Plantation and forest at the edge of the National Park

Clearing net rides in the rain forest is hard work!

The Ringing Base at the new Kakum site - Tina, Steve and Rachel

Blue-Billed Malimbe, Kakum

Beautiful Brenu Beach (where I’m again very happy to be writing this blog from) has revealed 3 Spotted Flycatchers on one transect in rather open scrubby habitat a little inland, compared to one seen off-transect in a cassava field last time. Have they been here all along and switched habitat later in the winter as other habitat became unsuitable or have they moved in from elsewhere in the past month? It seems a little dryer here than last time. One Whinchat was viewed on transect and one off-transect, two were also recorded previously. No Garden Warblers or Nightingales have been recorded on transects but one of each have so far been caught during mist-netting, the Garden Warbler with little fat and the Nightingale seemingly fattening up for migration, as well as one Melodious Warbler, so very recent reports further North of possible passage of Nightingales and Melodious Warblers may well be true but not all have yet moved on.

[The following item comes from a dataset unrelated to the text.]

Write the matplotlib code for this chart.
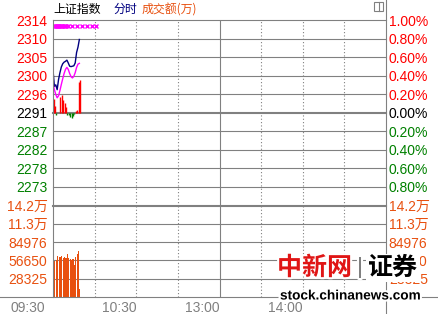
import matplotlib
matplotlib.use("Agg")
import matplotlib.pyplot as plt
import matplotlib.patheffects as pe
import matplotlib.transforms as mtransforms
from matplotlib.lines import Line2D
from matplotlib.patches import Rectangle

# ---- data ----
base = 2291.3                      # previous close
minutes = list(range(20))          # minutes after 09:30
price = [2301.9, 2297.8, 2298.2, 2297.0, 2299.5, 2301.2, 2302.6, 2303.4, 2303.8, 2304.0,
         2304.3, 2303.6, 2302.8, 2302.7, 2302.8, 2302.9, 2303.6, 2306.2, 2307.5, 2309.4]
avg_price = [2298.5, 2297.0, 2295.8, 2295.0, 2295.5, 2296.8, 2298.3, 2299.7, 2301.0, 2302.0,
             2302.5, 2302.0, 2301.0, 2300.2, 2299.9, 2300.3, 2301.2, 2302.5, 2303.3, 2303.5]
breadth = [3.4, 1.6, -0.5, 0.0, 0.0, 4.0, 4.5, 3.2, 2.5, 1.5,
           -0.5, -0.6, -1.0, -1.3, -0.7, -0.3, 0.5, 0.8, 7.7, 8.0]
volume = [131400, 55700, 57200, 63400, 61800, 62600, 63800, 60300, 61800, 60300,
          66500, 60300, 58700, 57200, 58700, 49500, 61800, 66000, 71100, 12400]
mark_minutes = [0.5, 1.2, 2.0, 2.8, 3.6, 4.4, 5.2, 6.0, 6.8, 7.6, 8.4, 9.2, 10.5,
                14.0, 17.5, 21.0, 24.5, 28.0, 31.0]

price_left_labels = ['2314', '2310', '2305', '2300', '2296', '2291', '2287', '2282', '2278', '2273']
price_right_labels = ['1.00%', '0.80%', '0.60%', '0.40%', '0.20%', '0.00%', '0.20%', '0.40%', '0.60%', '0.80%']
pct_steps = [5, 4, 3, 2, 1, 0, -1, -2, -3, -4]
vol_ticks = [28325, 56650, 84976, 113301, 141626]
vol_labels = ['28325', '56650', '84976', '11.3万', '14.2万']
time_ticks = [0, 60, 120, 180]
time_labels = ['09:30', '10:30', '13:00', '14:00']

RED = '#ff0000'
GREEN = '#008000'
ORANGE = '#e8500f'
NAVY = '#000080'
MAGENTA = '#ff00ff'
GRID = '#808080'

plt.rcParams['font.family'] = ['Liberation Sans Narrow', 'Liberation Sans', 'Noto Sans CJK SC']

W, H = 438, 314
fig = plt.figure(figsize=(W / 100, H / 100), dpi=100)
fig.patch.set_facecolor('white')


def fx(px):
    return px / W


def fy(py):
    return 1 - py / H


ax = fig.add_axes([fx(53), fy(205.5), fx(386) - fx(53), fy(20) - fy(205.5)])
axv = fig.add_axes([fx(53), fy(297), fx(386) - fx(53), fy(205.5) - fy(297)])

# ---- price panel ----
ax.set_xlim(0, 240)
ax.set_ylim(base * 0.99, base * 1.01)
for k in range(-4, 6):
    ax.axhline(base * (1 + 0.002 * k), color=GRID, lw=1.5 if k == 0 else 0.8, clip_on=False, zorder=1)

for a in (ax, axv):
    for t in (30, 60, 90, 150, 180, 210):
        a.axvline(t, color=GRID, lw=0.8, ls=(0, (1, 2)), zorder=1)
    a.axvline(120, color=GRID, lw=0.8, zorder=1)
    for s in a.spines.values():
        s.set_visible(False)
    a.set_facecolor('none')

for m, b in zip(minutes, breadth):
    if b != 0:
        ax.vlines(m + 0.4, base, base + b, color=RED if b > 0 else GREEN, lw=1.0, zorder=2)

ax.plot(minutes, price, color=NAVY, lw=1.0, zorder=3)
ax.plot(minutes, avg_price, color=MAGENTA, lw=1.0, zorder=3)
ax.plot(mark_minutes, [base * 1.0093] * len(mark_minutes), ls='none', marker='x',
        color=MAGENTA, ms=3, mew=1.0, zorder=3)

pticks = [base * (1 + 0.002 * k) for k in pct_steps]
pcolors = [RED if k > 0 else ('black' if k == 0 else GREEN) for k in pct_steps]
ax.set_yticks(pticks, price_left_labels)
ax.tick_params(axis='y', length=0, pad=4, labelsize=10)
for lbl, c in zip(ax.get_yticklabels(), pcolors):
    lbl.set_color(c)
ax.set_xticks([])

axr = ax.twinx()
axr.set_ylim(ax.get_ylim())
axr.set_yticks(pticks, price_right_labels)
axr.tick_params(axis='y', length=0, pad=2, labelsize=10)
for lbl, c in zip(axr.get_yticklabels(), pcolors):
    lbl.set_color(c)
for s in axr.spines.values():
    s.set_visible(False)

# ---- volume panel ----
axv.set_xlim(0, 240)
axv.set_ylim(0, vol_ticks[-1])
for v in vol_ticks[:-1]:
    axv.axhline(v, color=GRID, lw=0.8, zorder=1)
axv.axhline(vol_ticks[-1], color=GRID, lw=1.5, clip_on=False, zorder=1)
axv.bar(minutes, volume, width=0.8, align='edge', color=ORANGE, lw=0, zorder=2)

axv.set_yticks(vol_ticks, vol_labels)
axv.tick_params(axis='y', length=0, pad=4, labelsize=10, labelcolor=ORANGE)
axvr = axv.twinx()
axvr.set_ylim(axv.get_ylim())
axvr.set_yticks(vol_ticks, vol_labels)
axvr.tick_params(axis='y', length=0, pad=2, labelsize=10, labelcolor=ORANGE)
for s in axvr.spines.values():
    s.set_visible(False)

axv.set_xticks(time_ticks, time_labels)
axv.tick_params(axis='x', length=0, pad=3, labelsize=10, labelcolor=GRID)
for i, lbl in enumerate(axv.get_xticklabels()):
    lbl.set_ha('right')
    if i == 0:
        lbl.set_transform(lbl.get_transform() + mtransforms.ScaledTranslation(-8 / 100, 0, fig.dpi_scale_trans))

# ---- frame lines ----
fig.add_artist(Line2D([fx(53), fx(53)], [fy(19.5), fy(297)], color=GRID, lw=0.8))
fig.add_artist(Line2D([fx(386), fx(386)], [fy(0), fy(314)], color=GRID, lw=0.8))
fig.add_artist(Line2D([fx(0), fx(438)], [fy(297), fy(297)], color=GRID, lw=0.8))

# small icon top right
fig.add_artist(Rectangle((fx(374), fy(11)), fx(9), 9 / H, fill=False, edgecolor=GRID, lw=0.8))
fig.add_artist(Line2D([fx(378.5), fx(378.5)], [fy(2), fy(11)], color=GRID, lw=0.8))

# ---- title ----
cjk = ['Noto Sans CJK SC', 'DejaVu Sans']
fig.text(fx(53), fy(9.5), '上证指数', color='black', fontsize=8.6, family=cjk, va='center')
fig.text(fx(113), fy(9.5), '分时', color=NAVY, fontsize=8.6, family=cjk, va='center')
fig.text(fx(142), fy(9.5), '成交额(万)', color=ORANGE, fontsize=8.6, family=cjk, va='center')

# ---- watermark (covers the lower right labels, as in the original) ----
halo = [pe.withStroke(linewidth=3, foreground='white')]
fig.text(fx(277), fy(268), '中新网', color='#e01515', fontsize=18, family=cjk,
         fontweight='bold', va='center', path_effects=halo)
fig.text(fx(357), fy(268), '|', color=GRID, fontsize=16, va='center', path_effects=halo)
fig.text(fx(368), fy(268), '证券', color='black', fontsize=18, family=cjk,
         fontweight='bold', va='center', zorder=5,
         bbox=dict(facecolor='white', edgecolor='none', pad=1.5))
fig.text(fx(280), fy(295.5), 'stock.chinanews.com', color='black', fontsize=9.8,
         family=['Liberation Sans', 'DejaVu Sans'], fontweight='bold', va='center', zorder=5,
         path_effects=[pe.withStroke(linewidth=3, foreground='white')])

fig.savefig('out.png', dpi=100, facecolor='white')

Tourism on the coast is developing at break-neck speed and some coastal scrub has already been cleared even since our last visit. A nice-looking patch of scrub next to our constant-effort ringing site has been ear-marked for a new resort so this valuable habitat for Nightingales and Garden Warblers is certainly under threat at the moment, making it all the more important that we find out soon how habitat change may affect declining populations of wintering migrants. It’s been a pleasure to have been in Ghana working on this project over the last 10 weeks or so and I’m looking forward to looking at the whole dataset for these last two visits. The thanks, of course, must go to Chris Hewson for becoming a father leaving me to step into his fieldwork shoes (not literally you understand) – congratulations Chris!